Una anciana fue
asesinada en la Rinconada. Tenía gloriosos 90 años que la imposibilitaban para
cuidarse sola por lo que su familia contrataba personal para ello. Ahora se
juzga en la Audiencia Provincial cómo ocurrieron los hechos y quién mató a la
anciana a la que sofocaron con un trapo impregnado de amoníaco. No
fue la muerte agradable que desearíamos todos para nosotros mismos, porque
encontraron los pulmones y las vías aéreas con múltiples edemas.
Nuestras barbas están creciendo de una forma incontrolada, mientras
nuestros padres entran en la senilidad más agria. No sabemos cuándo nos las
pondrán a pelar, pero ya vemos la espuma de afeitar moldeándose en el tiempo
cuando viene borrasca y nos duelen las articulaciones.
Las residencias para ancianos son costosas y no dan los servicios que
necesitaremos los que en el futuro seremos- quizás- desposeídos de toda
humanidad razonable.
La actualidad es trágica, tanto como la soledad, el ostracismo y la
mayor edad que deparan los beneficios económicos, la sanidad pública y los
cuidados sociales. Pero estamos en bancarrota en empatía, respeto y educación.
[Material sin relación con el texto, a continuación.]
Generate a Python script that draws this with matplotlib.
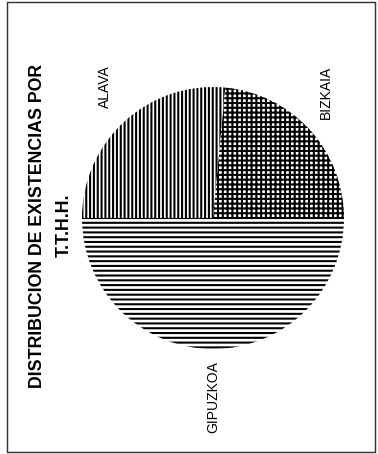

Qué podremos esperar de estas generaciones que mueren en juegos de rol,
tan banales que enganchan las retinas y envalentonan para no estudiar sino
tumbarse a la bartola. Qué será de nosotros “paganinis” de por vida,
asaltadores de neveras nocturnas para evitar la frustración y el miedo, con
hijos en casa hasta más allá de los 40. Las residencias no
son bicoca que quitarte la inseguridad que genera que te metan un trapo
impregnado en amoníaco porque nadie vela por ti más que tus ahorros en la
libreta del banco. Seremos blanco fácil para los sacaperras, los desalmados y
los ingenieros del engaño, con sillón y pandereta. Como ella, aspirando
amoniaco hasta quebrase bronquios y pulmones. Con la boca y la nariz tapada,
llorando sin que a nadie le importara. La
ancianidad pesa, mientras las arrugas apestan porque hemos conformado un mundo
donde Gandalf es un viejo loco subido al caballo que solo da malos augurios.
Las operaciones cuestan un riñón y a veces la vida, porque queremos ser
eternamente jóvenes como preludio a un paraíso en la Tierra.
La bondad, la generosidad, el respeto o el saber valen tan poco que se
deterioran en el armario donde antes se apolillaban las medallas y los libros
de catecismo.
Hemos pasado de admirar tanto a los mayores -que los engrandecíamos por
encima de la novedad, el progreso y las ideas renovadoras- a abandonarlos como
lastres que no soportan nuestra vida actual, llena de horarios imposibles para
los más pequeños y con obligaciones que nos hacen perdernos en un laberinto que
no nos conduce más que al sillón de una residencia, cuando ya no engrasemos la máquina infinita
que es el consumismo integral.
Son los ancianos actuales el refugio de los trabajadores- de mediana
edad- con responsabilidades familiares por lo mucho que contribuyen, ya no solo
a la economía de los suyos sino al cuerpo de casa que consiste en proveer a los
más pequeños de las socorridas clases de extraescolares que los sitúan en la
cúspide social del futuro. O al menos eso
creemos, porque todo se basa en creencias. Cuando inviertes en un plan de
pensiones, lo haces creyendo que vas a sobrevivir a la hecatombe de las
múltiples C que hay hoy día. Que estarás en tus cabales y que serás capaz de
pensar con suficiente claridad como para que no tengas que necesitar asistencia
domiciliaria -pagada- que te meta un trapo mojado en amoníaco en la boca para
robarte la miseria que te queda, después de haberte pasado media vida
ahorrando, aguantando gente y peleando, por llegar a esos glorioso 90 que
pensaste que serían la hostia de buenos.